Although I appreciate the frameworks articulation of how the 5 key competencies of SEL connect with Mathematics teaching and learning, I believe we need to go a bit further and define how SEL connects with the Standards for Mathematical Practice and a Growth Mindset.
These are simple ideas, but together they can change the attitude and the culture in Mathematics class. For me, Social and Emotional Learning is about building confident and independent mathematical thinkers. Here are 5 things Math teachers can do to support Social and Emotional Learning in their classroom:
1. Be Jo Boaler
Jo Boaler's Mathematical Mindsets is a fantastic book, but moreover the connections she has made between Growth Mindset and Mathematics are fantastic confidence boosters for our students. Through research it has been proven that speed and ability are independent of each other, that all kids can learn math, and that making mistakes actually grows your brain. The first step toward improving attitudes and behaviors in Mathematics is letting our kids in on this secret:
Mathematics is not an exclusive club, all kids can learn math.
From here we can teach our kids to regulate their learning and develop patterns of behavior that support productive struggle and a positive relationship with their learning in Mathematics class.
2. Positive talk, positive thinking
I say this to my own kids often, but it applies in Mathematics class too. It's easy to get frustrated in Mathematics class, but encouraging positive communication and positive self-talk can help kids build their confidence and learn how to advocate for their learning, collaborate with their peers effectively, and have rich discussions in the classroom. I hear kids say they hate math, they were never good at math, and they're "not a math person." This kind of talk dismisses the student from deeper learning and is a self-fulfilling prophecy.
Having positive discussions in Mathematics class is critical to student mastery of concepts.

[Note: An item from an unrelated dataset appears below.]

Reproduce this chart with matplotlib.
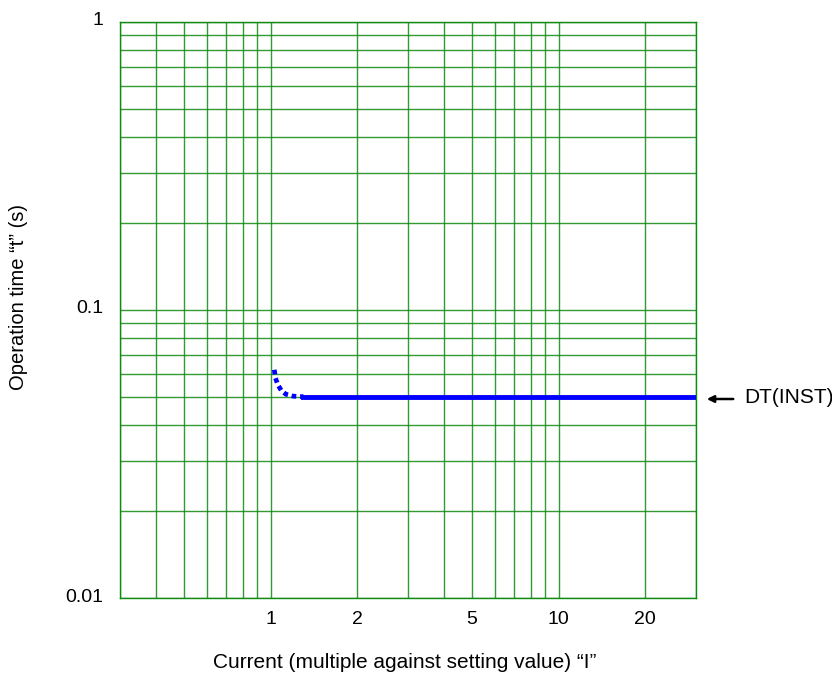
import numpy as np
import matplotlib.pyplot as plt
from matplotlib.ticker import LogLocator, NullFormatter

plt.rcParams['font.family'] = ['Liberation Sans', 'DejaVu Sans']

# dotted start of the curve (pickup region) and flat DT part
curve_i = [1.03, 1.04, 1.06, 1.09, 1.13, 1.2, 1.3]
curve_t = [0.062, 0.058, 0.055, 0.0525, 0.051, 0.0502, 0.05]
dt_i = [1.3, 30]
dt_t = [0.05, 0.05]

xticks = [1, 2, 5, 10, 20]
xtick_labels = ['1', '2', '5', '10', '20']
yticks = [0.01, 0.1, 1]
ytick_labels = ['0.01', '0.1', '1']

fig = plt.figure(figsize=(8.32, 6.75), dpi=100)
ax = fig.add_axes([120 / 832, 1 - 598 / 675, 576 / 832, 576 / 675])
ax.set_xscale('log')
ax.set_yscale('log')
ax.set_xlim(0.3, 30)
ax.set_ylim(0.01, 1)

# green grid on every 1..9 of each decade
ax.xaxis.set_major_locator(LogLocator(base=10, subs=np.arange(1, 10), numticks=20))
ax.yaxis.set_major_locator(LogLocator(base=10, subs=np.arange(1, 10), numticks=20))
ax.xaxis.set_minor_formatter(NullFormatter())
ax.yaxis.set_minor_formatter(NullFormatter())
ax.xaxis.set_major_formatter(NullFormatter())
ax.yaxis.set_major_formatter(NullFormatter())
ax.grid(True, which='major', color='#108a10', lw=1.0, alpha=0.85)
ax.tick_params(which='both', length=0)
for s in ax.spines.values():
    s.set_color('#108a10')
    s.set_linewidth(1.0)

ax.plot(curve_i, curve_t, color='#0000ff', lw=3.4, ls=(0, (1, 0.8)),
        dash_capstyle='butt', zorder=3)
ax.plot(dt_i, dt_t, '-', color='#0000ff', lw=3.5, zorder=3)

# tick labels as text so the grid stays independent
for v, l in zip(xticks, xtick_labels):
    ax.text(v, -0.038, l, transform=ax.get_xaxis_transform(), ha='center', va='center', fontsize=14)
for v, l in zip(yticks, ytick_labels):
    ax.annotate(l, (0, v), xycoords=ax.get_yaxis_transform(), xytext=(-17, 1),
                textcoords='offset pixels', ha='right', va='center', fontsize=14)

fig.text(0.5 * (212 + 597) / 832, 1 - 662 / 675,
         'Current (multiple against setting value) \u201cI\u201d', ha='center', va='center', fontsize=15)
fig.text(19 / 832, 1 - 297 / 675, 'Operation time \u201ct\u201d (s)',
         rotation=90, ha='center', va='center', fontsize=14.5)

ax.annotate('', xy=(704 / 832, 1 - 399 / 675), xytext=(736 / 832, 1 - 399 / 675),
            xycoords='figure fraction', textcoords='figure fraction',
            arrowprops=dict(arrowstyle='-|>', color='black', lw=1.8, mutation_scale=10))
fig.text(744 / 832, 1 - 397 / 675, 'DT(INST)', ha='left', va='center', fontsize=15)

fig.savefig('out.png', dpi=100)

In looking at the Standards for Mathematical Practice, we can encourage positive talk and positive thinking by creating learning opportunities that integrate the following:
SMP1: Make sense of problems and persevere in solving them.

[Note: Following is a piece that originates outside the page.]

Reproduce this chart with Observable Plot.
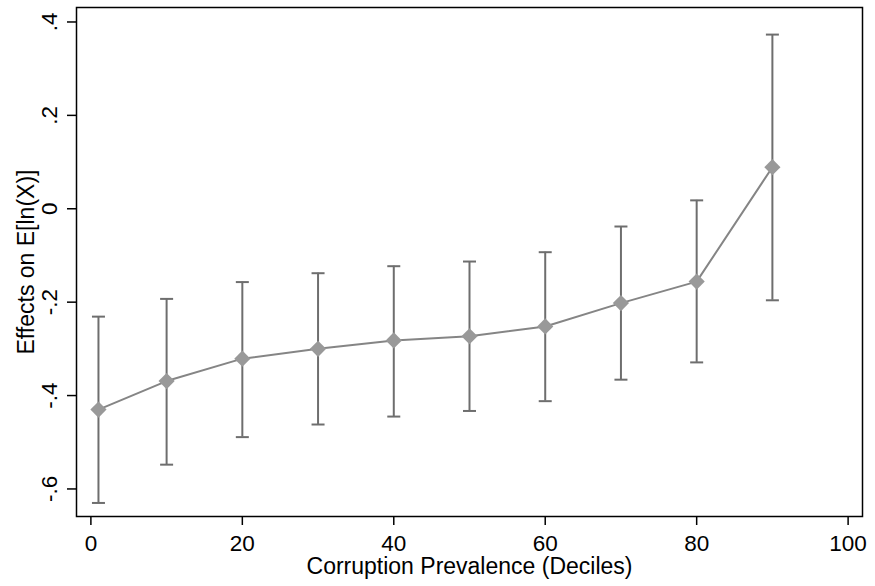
<!DOCTYPE html>
<html><head><meta charset="utf-8">
<script src="https://cdn.jsdelivr.net/npm/d3@7"></script>
<script src="https://cdn.jsdelivr.net/npm/@observablehq/plot@0.6"></script>
<style>body{margin:0;background:#fff;} svg{display:block;}</style>
</head><body><div id="chart"></div>
<script>
// Data
const deciles = [1, 10, 20, 30, 40, 50, 60, 70, 80, 90];
const estimates = [-0.430, -0.369, -0.321, -0.300, -0.282, -0.273, -0.252, -0.202, -0.156, 0.089];
const lower = [-0.630, -0.548, -0.489, -0.462, -0.445, -0.433, -0.412, -0.366, -0.329, -0.196];
const upper = [-0.231, -0.193, -0.157, -0.138, -0.123, -0.113, -0.093, -0.038, 0.018, 0.373];

const xTicks = [0, 20, 40, 60, 80, 100];
const yTicks = [-0.6, -0.4, -0.2, 0, 0.2, 0.4];
const yTickLabels = ["-.6", "-.4", "-.2", "0", ".2", ".4"];
const xLabel = "Corruption Prevalence (Deciles)";
const yLabel = "Effects on E[ln(X)]";

const data = deciles.map((x, i) => ({x, est: estimates[i], lo: lower[i], hi: upper[i]}));

const capSymbol = {
  draw(ctx, size) {
    const r = Math.sqrt(size / Math.PI);
    ctx.moveTo(-r, 0);
    ctx.lineTo(r, 0);
  }
};

const barColor = "#6e6e6e";
const font = "'Liberation Sans', Arial, Helvetica, sans-serif";
const fs = 22.5;
const titleFs = 23;

const chart = Plot.plot({
  width: 875,
  height: 586,
  marginLeft: 76,
  marginRight: 13,
  marginTop: 7,
  marginBottom: 70,
  x: {domain: [-1.9, 101.9]},
  y: {domain: [-0.659, 0.431]},
  style: {fontFamily: font, fontSize: fs + "px", background: "#fff", color: "#000"},
  marks: [
    Plot.ruleX(data, {x: "x", y1: "lo", y2: "hi", stroke: barColor, strokeWidth: 2}),
    Plot.dot(data, {x: "x", y: "lo", symbol: capSymbol, r: 6.5, stroke: barColor, strokeWidth: 2, fill: "none"}),
    Plot.dot(data, {x: "x", y: "hi", symbol: capSymbol, r: 6.5, stroke: barColor, strokeWidth: 2, fill: "none"}),
    Plot.line(data, {x: "x", y: "est", stroke: "#858585", strokeWidth: 2}),
    Plot.dot(data, {x: "x", y: "est", symbol: "diamond2", r: 7.3, fill: "#999999", stroke: "none"}),
    Plot.frame({stroke: "#000", strokeWidth: 1.5}),
    Plot.axisX({ticks: xTicks, tickSize: 9, tickPadding: 10, strokeWidth: 1.5, label: null, tickFormat: d => String(d), fontSize: fs}),
    Plot.axisY({ticks: yTicks, tickSize: 9, strokeWidth: 1.5, label: null, tickFormat: () => ""}),
    Plot.text(yTicks, {y: d => d, text: (d, i) => yTickLabels[i], frameAnchor: "left", textAnchor: "middle", lineAnchor: "middle", dx: -26.5, rotate: -90, fontSize: fs, fill: "#000"}),
    Plot.text([yLabel], {text: d => d, frameAnchor: "left", textAnchor: "middle", lineAnchor: "middle", dx: -50, rotate: -90, fontSize: titleFs, fill: "#000"}),
    Plot.text([xLabel], {text: d => d, frameAnchor: "bottom", textAnchor: "middle", lineAnchor: "middle", dy: 50, fontSize: titleFs, fill: "#000"})
  ]
});
document.getElementById("chart").appendChild(chart);
</script>
</body></html>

SMP3: Construct viable arguments and critique the reasoning of others.
3. Embrace productive struggle
Create a classroom environment where struggling through a Mathematics problem is celebrated. Teachers have to set that tone at the start of the school year and let their students know that asking questions and struggling through a concept is encouraged. Small things like allowing students to contribute wrong answers or telling students that you're not sure of an answer to a particular problem makes it okay to be wrong and encourages students to participate. Give your students open ended problems that support modeling, encouraging discussion and giving you opportunities to check in with your class on their understanding.
Make thinking the focus of your classroom, not worksheets and formulas.

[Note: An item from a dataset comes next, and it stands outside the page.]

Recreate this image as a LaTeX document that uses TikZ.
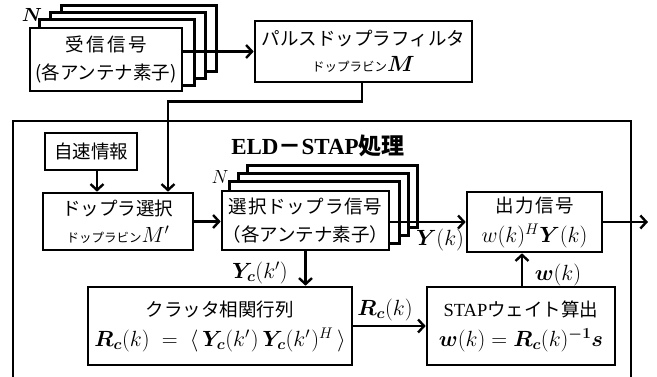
\RequirePackage{fix-cm}
\documentclass[tikz,border=0pt]{standalone}
\usepackage{amsmath,bm}
\usepackage{fontspec}
\setmainfont{Liberation Serif}
\newfontfamily\jp{Noto Sans CJK JP}
\usetikzlibrary{arrows.meta,backgrounds}
\newcommand\bigjp{\jp\fontsize{18.5}{28}\selectfont}
\newcommand\widejp[2]{{\addfontfeatures{LetterSpace=#1}#2}}
\newcommand\smalljp[1]{{\jp\fontsize{12.5}{14}\selectfont #1}}
\newcommand\mathsz{\fontsize{22}{26}\selectfont}
\begin{document}
\begin{tikzpicture}[x=1pt,y=-1pt,
  box/.style={draw, line width=2.6pt, fill=white, inner sep=0pt, align=center, font=\bigjp},
  backbox/.style={draw, line width=2.6pt, fill=white},
  arr/.style={line width=2.4pt, -{Straight Barb[length=6pt,width=13pt]}},
  lbl/.style={font=\mathsz, inner sep=1pt}]
\useasboundingbox (0,0) rectangle (657,376);
% outer frame
\draw[line width=1.1pt] (13,378) -- (13,121) -- (631,121) -- (631,378);
% nodes
\node[box, minimum width=152pt, minimum height=63pt] (rx) at (106,59.5)
  {\widejp{13}{受信信号}\\(各アンテナ素子)};
\node[box, minimum width=217pt, minimum height=61pt] (pdf) at (363.5,51.5)
  {パルスドップラフィルタ\\[-2pt]\smalljp{ドップラビン}{\mathsz$\bm{M}$}};
\node[box, minimum width=92pt, minimum height=37pt] (jisoku) at (91,151.5) {自速情報};
\node[box, minimum width=150pt, minimum height=57pt] (dsel) at (118,221.5)
  {ドップラ選択\\[-1pt]\smalljp{ドップラビン}{\mathsz$M'$}};
\node[box, minimum width=167pt, minimum height=59pt] (ssel) at (305.5,220.5)
  {\widejp{4}{選択ドップラ信号}\\（各アンテナ素子）};
\node[box, minimum width=135pt, minimum height=60pt] (outp) at (534.5,222)
  {\widejp{8}{出力信号}\\[2pt]{\mathsz$w(k)^H\bm{Y}(k)$}};
\node[box, minimum width=264pt, minimum height=78pt] (clut) at (220,326)
  {クラッタ相関行列\\[2pt]{\mathsz$\bm{R_c}(k)\;=\;\langle\,\bm{Y_c}(k'\mkern1mu)\,\bm{Y_c}(k'\mkern1mu)^H\,\rangle$}};
\node[box, minimum width=188pt, minimum height=78pt] (stap) at (521,326)
  {{\rmfamily STAP}ウェイト算出\\[2pt]{\mathsz$\bm{w}(k)=\bm{R_c}(k)^{\bm{-1}}\bm{s}$}};
\node[font=\fontsize{23}{26}\selectfont\bfseries] (title) at (318,146)
  {ELD{\jp －}STAP{\jp 処理}};
\node[font=\fontsize{19}{22}\selectfont, inner sep=1pt] (nrx) at (32,15) {$\bm{N}$};
\node[font=\fontsize{19}{22}\selectfont, inner sep=1pt] (nss) at (220,177) {$N$};
% stacked copies
\begin{scope}[on background layer]
  \foreach \i in {3,2,1}{
    \draw[backbox] ([shift={(\i*11,-\i*7)}]rx.south west) rectangle ([shift={(\i*11,-\i*7)}]rx.north east);
    \draw[backbox] ([shift={(\i*9,-\i*8)}]ssel.south west) rectangle ([shift={(\i*9,-\i*8)}]ssel.north east);
  }
\end{scope}
% connectors
\coordinate (outend) at (648,222);
\draw[arr] (pdf.west -| rx.east) -- (pdf.west);
\draw[arr] ([xshift=-1.5pt]pdf.south) -- ++(0,18) -| ([xshift=50pt]dsel.north);
\draw[arr] ([xshift=6pt]jisoku.south) -- ([xshift=6pt]jisoku.south |- dsel.north);
\draw[arr] (dsel.east) -- (dsel.east -| ssel.west);
\draw[arr] (ssel.east |- outp.west) -- (outp.west);
\draw[arr] (outp.east) -- (outend);
\draw[arr] (ssel.south) -- (ssel.south |- clut.north);
\draw[arr] (clut.east) -- (stap.west);
\draw[arr] ([xshift=1pt]stap.north) -- ([xshift=1pt]stap.north |- outp.south);
% labels
\node[lbl] (lY) at (440,240) {$\bm{Y}(k)$};
\node[lbl] (lYc) at (260,273) {$\bm{Y_c}(k')$};
\node[lbl] (lRc) at (385,310) {$\bm{R_c}(k)$};
\node[lbl] (lw) at (558,275) {$\bm{w}(k)$};
\end{tikzpicture}
\end{document}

The SMPs that support productive struggle include:
SMP2: Reason Abstractly and Quantitatively
SMP4: Model with Mathematics
4. Create opportunities for inquiry
This really goes back to the productive struggle conversation, but the bigger idea behind inquiry is encouraging students to be independent thinkers in Mathematics. When you introduce inquiry into your classroom students are learning how to manage their time, regulate their learning, and assess their progress on a concept. Inquiry engages students and allows students to take ownership in their learning.
The SMPs that support Inquiry are:
SMP7: Look for and make use of Structure
SMP8: Look for and express regularity in repeated reasoning.
5. Blend learning; blend assessments, blend instruction, and blend activities.
Blended is best. When we give students the opportunity to demonstrate their learning in a variety of ways, assess students in a variety of ways, and integrate multiple methods of instruction, we provide every learner with the opportunity to be successful. When we blend learning, we create resilient students who are able to demonstrate their understanding AND learn in a variety of ways. When we blend learning, we show our kids that there is not just one way to do math and we build confidence. Math is it's own language and you cannot learn a language without being confident enough to try to speak it.